◆ Data shown ◆
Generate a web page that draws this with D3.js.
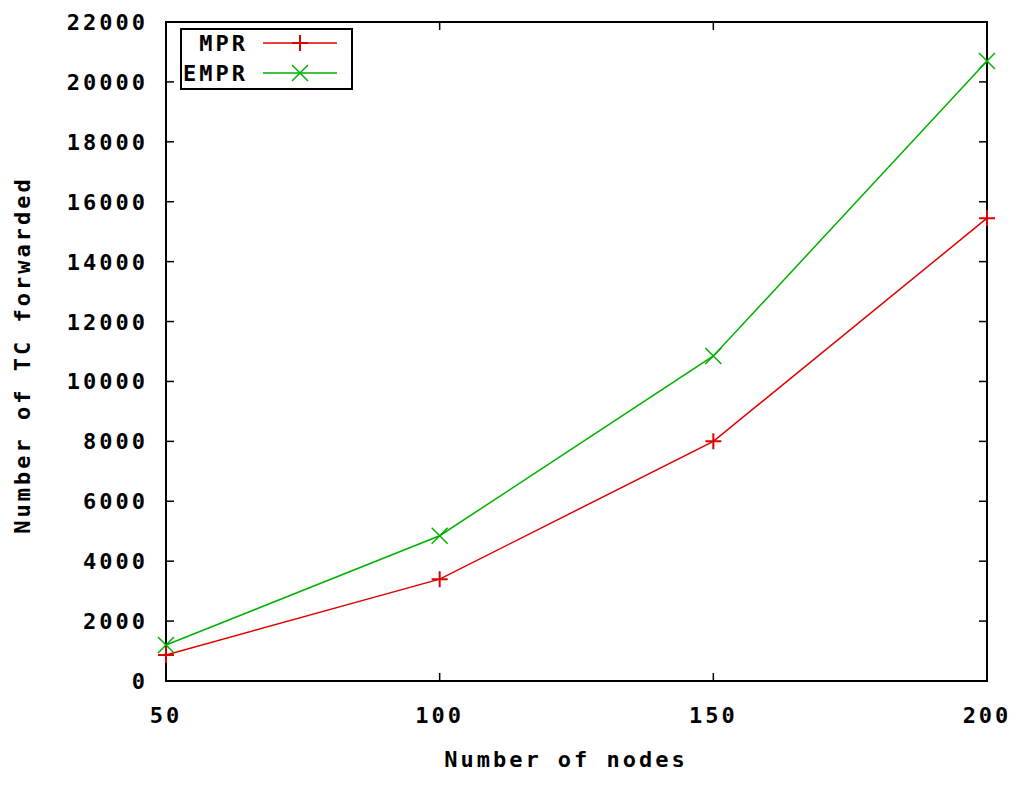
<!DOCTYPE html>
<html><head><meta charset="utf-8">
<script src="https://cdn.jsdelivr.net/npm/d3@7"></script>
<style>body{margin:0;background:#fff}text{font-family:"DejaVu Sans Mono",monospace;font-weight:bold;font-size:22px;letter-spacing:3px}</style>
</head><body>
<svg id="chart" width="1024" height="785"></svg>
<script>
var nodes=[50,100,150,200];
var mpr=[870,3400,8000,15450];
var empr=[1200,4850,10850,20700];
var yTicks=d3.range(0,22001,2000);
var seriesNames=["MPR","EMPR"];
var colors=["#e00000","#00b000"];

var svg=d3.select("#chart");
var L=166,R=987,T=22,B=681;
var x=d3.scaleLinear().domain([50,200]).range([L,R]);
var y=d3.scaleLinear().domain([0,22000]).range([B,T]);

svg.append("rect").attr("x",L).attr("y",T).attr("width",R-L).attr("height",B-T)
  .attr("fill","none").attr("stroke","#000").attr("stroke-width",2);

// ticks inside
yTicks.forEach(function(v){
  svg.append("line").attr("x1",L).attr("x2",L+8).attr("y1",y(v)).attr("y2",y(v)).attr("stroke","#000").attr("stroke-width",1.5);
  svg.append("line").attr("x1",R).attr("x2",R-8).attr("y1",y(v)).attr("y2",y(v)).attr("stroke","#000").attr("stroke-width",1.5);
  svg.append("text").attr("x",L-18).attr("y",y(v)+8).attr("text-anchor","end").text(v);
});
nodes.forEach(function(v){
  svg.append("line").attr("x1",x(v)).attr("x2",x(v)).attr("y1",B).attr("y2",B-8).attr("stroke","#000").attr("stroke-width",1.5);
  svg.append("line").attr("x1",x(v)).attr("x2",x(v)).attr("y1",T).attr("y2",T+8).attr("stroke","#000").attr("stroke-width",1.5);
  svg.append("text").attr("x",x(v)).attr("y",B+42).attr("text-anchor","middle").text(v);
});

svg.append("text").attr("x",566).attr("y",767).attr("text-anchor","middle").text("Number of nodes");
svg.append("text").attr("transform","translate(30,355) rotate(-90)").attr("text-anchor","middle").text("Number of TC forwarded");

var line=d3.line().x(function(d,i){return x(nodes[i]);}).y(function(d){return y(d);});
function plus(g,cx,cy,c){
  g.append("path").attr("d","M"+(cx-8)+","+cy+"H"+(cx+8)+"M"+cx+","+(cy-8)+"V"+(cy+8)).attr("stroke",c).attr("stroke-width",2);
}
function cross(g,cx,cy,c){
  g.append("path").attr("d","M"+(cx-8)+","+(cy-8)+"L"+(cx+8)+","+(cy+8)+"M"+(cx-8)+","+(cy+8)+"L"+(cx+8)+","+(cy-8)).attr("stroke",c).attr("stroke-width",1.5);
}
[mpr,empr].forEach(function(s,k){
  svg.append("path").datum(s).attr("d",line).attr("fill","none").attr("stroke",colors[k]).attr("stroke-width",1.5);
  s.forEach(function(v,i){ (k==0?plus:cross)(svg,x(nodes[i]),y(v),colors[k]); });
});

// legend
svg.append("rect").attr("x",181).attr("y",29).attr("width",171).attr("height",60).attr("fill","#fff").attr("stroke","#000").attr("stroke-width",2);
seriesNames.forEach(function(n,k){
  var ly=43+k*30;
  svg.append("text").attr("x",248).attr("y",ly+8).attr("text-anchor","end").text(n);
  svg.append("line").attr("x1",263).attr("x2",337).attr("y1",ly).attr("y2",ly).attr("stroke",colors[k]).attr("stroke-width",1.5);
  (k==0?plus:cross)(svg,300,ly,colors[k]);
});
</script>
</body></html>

◆ Work to do ◆
Keep every word of the data as it is when you write it out, but drop the pictures.

◆ Solution to this task ◆
Generate a web page that draws this with D3.js.
<!DOCTYPE html>
<html><head><meta charset="utf-8">
<script src="https://cdn.jsdelivr.net/npm/d3@7"></script>
<style>body{margin:0;background:#fff}text{font-family:"DejaVu Sans Mono",monospace;font-weight:bold;font-size:22px;letter-spacing:3px}</style>
</head><body>
<svg id="chart" width="1024" height="785"></svg>
<script>
var nodes=[50,100,150,200];
var mpr=[870,3400,8000,15450];
var empr=[1200,4850,10850,20700];
var yTicks=d3.range(0,22001,2000);
var seriesNames=["MPR","EMPR"];
var colors=["#e00000","#00b000"];

var svg=d3.select("#chart");
var L=166,R=987,T=22,B=681;
var x=d3.scaleLinear().domain([50,200]).range([L,R]);
var y=d3.scaleLinear().domain([0,22000]).range([B,T]);

svg.append("rect").attr("x",L).attr("y",T).attr("width",R-L).attr("height",B-T)
  .attr("fill","none").attr("stroke","#000").attr("stroke-width",2);

// ticks inside
yTicks.forEach(function(v){
  svg.append("line").attr("x1",L).attr("x2",L+8).attr("y1",y(v)).attr("y2",y(v)).attr("stroke","#000").attr("stroke-width",1.5);
  svg.append("line").attr("x1",R).attr("x2",R-8).attr("y1",y(v)).attr("y2",y(v)).attr("stroke","#000").attr("stroke-width",1.5);
  svg.append("text").attr("x",L-18).attr("y",y(v)+8).attr("text-anchor","end").text(v);
});
nodes.forEach(function(v){
  svg.append("line").attr("x1",x(v)).attr("x2",x(v)).attr("y1",B).attr("y2",B-8).attr("stroke","#000").attr("stroke-width",1.5);
  svg.append("line").attr("x1",x(v)).attr("x2",x(v)).attr("y1",T).attr("y2",T+8).attr("stroke","#000").attr("stroke-width",1.5);
  svg.append("text").attr("x",x(v)).attr("y",B+42).attr("text-anchor","middle").text(v);
});

svg.append("text").attr("x",566).attr("y",767).attr("text-anchor","middle").text("Number of nodes");
svg.append("text").attr("transform","translate(30,355) rotate(-90)").attr("text-anchor","middle").text("Number of TC forwarded");

var line=d3.line().x(function(d,i){return x(nodes[i]);}).y(function(d){return y(d);});
function plus(g,cx,cy,c){
  g.append("path").attr("d","M"+(cx-8)+","+cy+"H"+(cx+8)+"M"+cx+","+(cy-8)+"V"+(cy+8)).attr("stroke",c).attr("stroke-width",2);
}
function cross(g,cx,cy,c){
  g.append("path").attr("d","M"+(cx-8)+","+(cy-8)+"L"+(cx+8)+","+(cy+8)+"M"+(cx-8)+","+(cy+8)+"L"+(cx+8)+","+(cy-8)).attr("stroke",c).attr("stroke-width",1.5);
}
[mpr,empr].forEach(function(s,k){
  svg.append("path").datum(s).attr("d",line).attr("fill","none").attr("stroke",colors[k]).attr("stroke-width",1.5);
  s.forEach(function(v,i){ (k==0?plus:cross)(svg,x(nodes[i]),y(v),colors[k]); });
});

// legend
svg.append("rect").attr("x",181).attr("y",29).attr("width",171).attr("height",60).attr("fill","#fff").attr("stroke","#000").attr("stroke-width",2);
seriesNames.forEach(function(n,k){
  var ly=43+k*30;
  svg.append("text").attr("x",248).attr("y",ly+8).attr("text-anchor","end").text(n);
  svg.append("line").attr("x1",263).attr("x2",337).attr("y1",ly).attr("y2",ly).attr("stroke",colors[k]).attr("stroke-width",1.5);
  (k==0?plus:cross)(svg,300,ly,colors[k]);
});
</script>
</body></html>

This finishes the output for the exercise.